[Code that draws figures]
[start]

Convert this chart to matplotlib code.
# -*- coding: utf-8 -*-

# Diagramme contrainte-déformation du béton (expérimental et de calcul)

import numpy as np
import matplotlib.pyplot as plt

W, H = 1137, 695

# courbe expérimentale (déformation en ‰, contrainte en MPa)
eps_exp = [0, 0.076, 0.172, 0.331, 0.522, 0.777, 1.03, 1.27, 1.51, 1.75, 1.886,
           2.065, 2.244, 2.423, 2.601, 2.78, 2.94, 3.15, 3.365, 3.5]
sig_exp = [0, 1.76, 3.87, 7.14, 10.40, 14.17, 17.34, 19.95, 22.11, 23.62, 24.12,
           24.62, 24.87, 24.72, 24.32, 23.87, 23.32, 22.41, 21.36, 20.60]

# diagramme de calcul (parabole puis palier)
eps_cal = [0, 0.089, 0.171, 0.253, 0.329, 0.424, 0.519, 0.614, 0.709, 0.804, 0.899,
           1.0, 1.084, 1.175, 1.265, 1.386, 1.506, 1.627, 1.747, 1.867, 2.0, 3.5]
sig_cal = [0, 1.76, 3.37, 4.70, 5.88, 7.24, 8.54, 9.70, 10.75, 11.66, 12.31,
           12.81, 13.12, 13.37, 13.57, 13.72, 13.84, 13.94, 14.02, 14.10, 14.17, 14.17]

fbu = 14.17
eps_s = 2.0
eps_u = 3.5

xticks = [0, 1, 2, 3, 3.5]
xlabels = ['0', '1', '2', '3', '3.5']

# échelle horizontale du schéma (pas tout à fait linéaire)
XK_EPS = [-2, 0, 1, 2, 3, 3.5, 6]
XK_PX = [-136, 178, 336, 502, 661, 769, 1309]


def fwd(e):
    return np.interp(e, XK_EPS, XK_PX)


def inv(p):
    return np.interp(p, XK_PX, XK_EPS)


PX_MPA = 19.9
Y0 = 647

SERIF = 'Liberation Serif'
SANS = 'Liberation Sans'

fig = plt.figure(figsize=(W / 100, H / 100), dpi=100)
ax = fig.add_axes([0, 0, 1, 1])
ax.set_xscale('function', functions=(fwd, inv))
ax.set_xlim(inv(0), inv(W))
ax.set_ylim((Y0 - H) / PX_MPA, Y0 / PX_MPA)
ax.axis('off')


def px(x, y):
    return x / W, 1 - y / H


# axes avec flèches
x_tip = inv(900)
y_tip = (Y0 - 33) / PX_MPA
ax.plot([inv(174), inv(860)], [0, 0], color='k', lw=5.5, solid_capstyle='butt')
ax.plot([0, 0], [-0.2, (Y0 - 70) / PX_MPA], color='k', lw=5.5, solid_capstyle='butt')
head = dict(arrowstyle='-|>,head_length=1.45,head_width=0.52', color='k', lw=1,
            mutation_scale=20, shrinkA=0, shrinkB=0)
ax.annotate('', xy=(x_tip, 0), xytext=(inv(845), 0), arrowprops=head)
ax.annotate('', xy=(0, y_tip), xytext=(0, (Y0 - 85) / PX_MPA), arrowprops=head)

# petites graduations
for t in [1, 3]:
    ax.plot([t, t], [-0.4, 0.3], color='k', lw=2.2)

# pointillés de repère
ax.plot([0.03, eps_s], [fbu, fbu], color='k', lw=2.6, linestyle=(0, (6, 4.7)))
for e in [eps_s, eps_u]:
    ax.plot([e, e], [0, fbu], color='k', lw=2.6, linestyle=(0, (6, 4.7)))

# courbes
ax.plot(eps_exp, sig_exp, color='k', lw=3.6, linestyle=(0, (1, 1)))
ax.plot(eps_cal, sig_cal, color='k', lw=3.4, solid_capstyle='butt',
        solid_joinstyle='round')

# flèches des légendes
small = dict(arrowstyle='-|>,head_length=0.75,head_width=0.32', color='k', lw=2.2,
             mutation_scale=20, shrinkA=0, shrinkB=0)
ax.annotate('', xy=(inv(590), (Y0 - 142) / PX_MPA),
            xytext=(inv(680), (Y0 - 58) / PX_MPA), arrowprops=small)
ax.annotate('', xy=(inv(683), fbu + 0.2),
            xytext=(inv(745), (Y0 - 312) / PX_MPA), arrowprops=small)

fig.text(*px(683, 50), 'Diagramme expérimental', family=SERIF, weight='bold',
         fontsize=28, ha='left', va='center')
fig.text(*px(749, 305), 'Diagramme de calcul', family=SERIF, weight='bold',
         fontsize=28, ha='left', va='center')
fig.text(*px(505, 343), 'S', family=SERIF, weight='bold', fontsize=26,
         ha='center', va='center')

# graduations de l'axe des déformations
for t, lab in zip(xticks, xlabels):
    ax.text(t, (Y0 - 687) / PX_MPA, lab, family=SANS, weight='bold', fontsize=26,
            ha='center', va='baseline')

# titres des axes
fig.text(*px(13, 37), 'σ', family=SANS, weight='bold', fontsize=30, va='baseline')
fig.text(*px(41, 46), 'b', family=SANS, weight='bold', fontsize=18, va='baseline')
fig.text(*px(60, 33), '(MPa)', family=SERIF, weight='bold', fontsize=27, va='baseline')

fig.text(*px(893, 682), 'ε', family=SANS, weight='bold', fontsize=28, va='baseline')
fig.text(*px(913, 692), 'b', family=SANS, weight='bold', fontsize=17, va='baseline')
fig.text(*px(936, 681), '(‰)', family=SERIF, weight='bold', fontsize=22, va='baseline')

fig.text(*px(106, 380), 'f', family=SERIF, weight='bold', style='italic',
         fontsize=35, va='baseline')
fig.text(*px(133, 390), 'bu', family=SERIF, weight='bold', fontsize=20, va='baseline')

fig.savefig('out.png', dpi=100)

[end]
[start]

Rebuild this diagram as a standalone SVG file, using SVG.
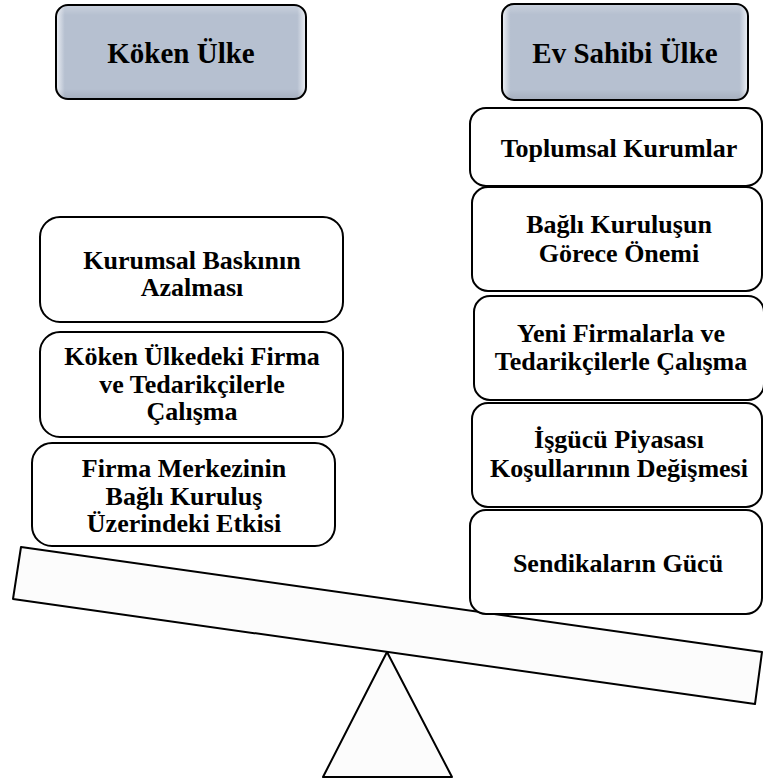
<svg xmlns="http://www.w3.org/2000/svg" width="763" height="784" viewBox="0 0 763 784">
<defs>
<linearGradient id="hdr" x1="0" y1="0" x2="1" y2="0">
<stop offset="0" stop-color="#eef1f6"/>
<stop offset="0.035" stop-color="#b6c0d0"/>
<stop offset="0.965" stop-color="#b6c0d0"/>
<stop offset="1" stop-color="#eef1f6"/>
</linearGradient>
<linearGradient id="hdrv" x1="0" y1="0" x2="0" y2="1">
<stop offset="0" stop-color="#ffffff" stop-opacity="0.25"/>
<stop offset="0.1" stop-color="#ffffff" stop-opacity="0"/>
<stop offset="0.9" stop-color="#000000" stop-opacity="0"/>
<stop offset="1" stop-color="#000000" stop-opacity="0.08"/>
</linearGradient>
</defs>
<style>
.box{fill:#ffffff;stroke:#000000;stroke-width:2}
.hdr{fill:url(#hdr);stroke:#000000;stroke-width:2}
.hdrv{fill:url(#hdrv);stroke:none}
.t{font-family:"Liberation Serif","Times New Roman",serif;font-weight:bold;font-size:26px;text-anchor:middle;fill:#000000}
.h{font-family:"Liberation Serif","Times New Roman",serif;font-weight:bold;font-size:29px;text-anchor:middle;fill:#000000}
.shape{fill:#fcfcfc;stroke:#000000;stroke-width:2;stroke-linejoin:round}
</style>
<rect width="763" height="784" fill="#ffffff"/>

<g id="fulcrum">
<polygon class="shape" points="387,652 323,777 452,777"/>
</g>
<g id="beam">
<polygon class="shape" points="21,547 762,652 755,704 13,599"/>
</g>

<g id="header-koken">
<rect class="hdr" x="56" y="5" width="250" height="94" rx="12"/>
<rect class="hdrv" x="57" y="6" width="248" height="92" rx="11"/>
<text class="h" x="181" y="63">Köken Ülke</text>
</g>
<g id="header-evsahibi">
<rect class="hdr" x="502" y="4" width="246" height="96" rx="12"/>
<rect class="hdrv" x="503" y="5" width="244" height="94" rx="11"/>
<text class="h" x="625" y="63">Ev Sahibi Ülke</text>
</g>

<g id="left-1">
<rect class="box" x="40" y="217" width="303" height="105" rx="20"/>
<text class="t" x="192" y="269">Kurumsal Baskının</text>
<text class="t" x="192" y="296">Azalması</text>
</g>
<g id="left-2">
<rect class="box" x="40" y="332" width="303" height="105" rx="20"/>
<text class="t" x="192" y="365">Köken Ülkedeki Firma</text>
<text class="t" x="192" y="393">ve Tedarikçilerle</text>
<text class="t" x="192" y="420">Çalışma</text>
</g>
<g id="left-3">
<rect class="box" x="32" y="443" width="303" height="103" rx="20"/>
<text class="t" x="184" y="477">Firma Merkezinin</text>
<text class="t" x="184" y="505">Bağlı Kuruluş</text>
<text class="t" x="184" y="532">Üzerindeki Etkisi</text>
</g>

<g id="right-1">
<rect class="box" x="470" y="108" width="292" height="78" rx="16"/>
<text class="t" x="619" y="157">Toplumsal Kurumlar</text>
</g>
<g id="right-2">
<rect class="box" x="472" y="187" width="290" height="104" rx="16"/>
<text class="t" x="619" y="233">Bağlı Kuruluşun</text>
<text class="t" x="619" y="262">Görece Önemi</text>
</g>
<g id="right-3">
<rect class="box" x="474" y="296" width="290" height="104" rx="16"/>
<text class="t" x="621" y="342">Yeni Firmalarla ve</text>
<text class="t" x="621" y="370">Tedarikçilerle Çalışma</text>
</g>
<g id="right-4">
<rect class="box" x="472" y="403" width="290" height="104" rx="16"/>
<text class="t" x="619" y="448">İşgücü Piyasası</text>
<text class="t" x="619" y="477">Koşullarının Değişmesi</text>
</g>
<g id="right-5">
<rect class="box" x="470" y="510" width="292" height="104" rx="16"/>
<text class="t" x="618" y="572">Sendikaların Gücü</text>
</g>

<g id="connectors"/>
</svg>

[end]
[start]

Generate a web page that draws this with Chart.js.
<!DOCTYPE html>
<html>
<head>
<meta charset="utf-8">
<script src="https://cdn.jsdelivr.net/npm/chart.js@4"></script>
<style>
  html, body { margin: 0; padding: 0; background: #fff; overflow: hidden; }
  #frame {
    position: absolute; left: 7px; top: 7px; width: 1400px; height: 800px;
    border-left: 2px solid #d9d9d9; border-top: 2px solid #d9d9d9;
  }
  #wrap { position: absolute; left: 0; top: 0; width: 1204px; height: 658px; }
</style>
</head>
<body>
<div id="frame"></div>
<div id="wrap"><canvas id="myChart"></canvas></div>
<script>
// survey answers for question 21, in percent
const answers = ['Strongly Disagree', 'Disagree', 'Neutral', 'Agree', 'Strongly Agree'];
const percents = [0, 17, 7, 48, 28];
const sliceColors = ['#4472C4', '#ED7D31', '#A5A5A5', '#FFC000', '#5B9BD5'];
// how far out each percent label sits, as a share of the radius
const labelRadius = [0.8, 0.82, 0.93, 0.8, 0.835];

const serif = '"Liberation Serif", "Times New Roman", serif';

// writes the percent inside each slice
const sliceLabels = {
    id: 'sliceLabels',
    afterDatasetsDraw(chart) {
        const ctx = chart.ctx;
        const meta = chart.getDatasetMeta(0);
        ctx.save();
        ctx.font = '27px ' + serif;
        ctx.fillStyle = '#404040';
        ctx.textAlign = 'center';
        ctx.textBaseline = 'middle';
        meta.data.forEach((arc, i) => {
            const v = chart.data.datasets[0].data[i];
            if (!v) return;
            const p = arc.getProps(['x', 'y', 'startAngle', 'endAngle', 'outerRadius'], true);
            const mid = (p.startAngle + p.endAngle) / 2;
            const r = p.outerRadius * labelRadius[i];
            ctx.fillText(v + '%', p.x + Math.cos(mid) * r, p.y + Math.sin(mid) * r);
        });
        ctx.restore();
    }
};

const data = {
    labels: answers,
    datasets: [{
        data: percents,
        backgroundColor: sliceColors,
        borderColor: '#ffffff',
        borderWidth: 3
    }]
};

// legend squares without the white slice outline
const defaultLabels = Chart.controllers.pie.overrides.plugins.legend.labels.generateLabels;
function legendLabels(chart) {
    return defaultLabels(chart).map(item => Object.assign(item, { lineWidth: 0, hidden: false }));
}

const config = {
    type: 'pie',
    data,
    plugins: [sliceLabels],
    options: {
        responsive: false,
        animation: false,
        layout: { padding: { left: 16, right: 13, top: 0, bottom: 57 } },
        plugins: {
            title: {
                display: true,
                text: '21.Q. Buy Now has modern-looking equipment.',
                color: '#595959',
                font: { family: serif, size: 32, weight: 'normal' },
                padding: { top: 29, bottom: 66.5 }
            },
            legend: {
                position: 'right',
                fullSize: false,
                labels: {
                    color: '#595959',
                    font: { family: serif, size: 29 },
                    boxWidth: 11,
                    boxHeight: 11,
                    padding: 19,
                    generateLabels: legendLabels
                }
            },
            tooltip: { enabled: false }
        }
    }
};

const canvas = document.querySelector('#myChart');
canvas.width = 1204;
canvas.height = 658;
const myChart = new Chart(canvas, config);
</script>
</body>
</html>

[end]

[OBJECTIVE]: Give again, word for word, the lines starting at the line that has "Convert this chart to matplotlib code." and ending at the line that has "W, H = 1137, 695", with both of those lines included and nothing else.

[TASK ANSWER]:
Convert this chart to matplotlib code.
# -*- coding: utf-8 -*-

# Diagramme contrainte-déformation du béton (expérimental et de calcul)

import numpy as np
import matplotlib.pyplot as plt

W, H = 1137, 695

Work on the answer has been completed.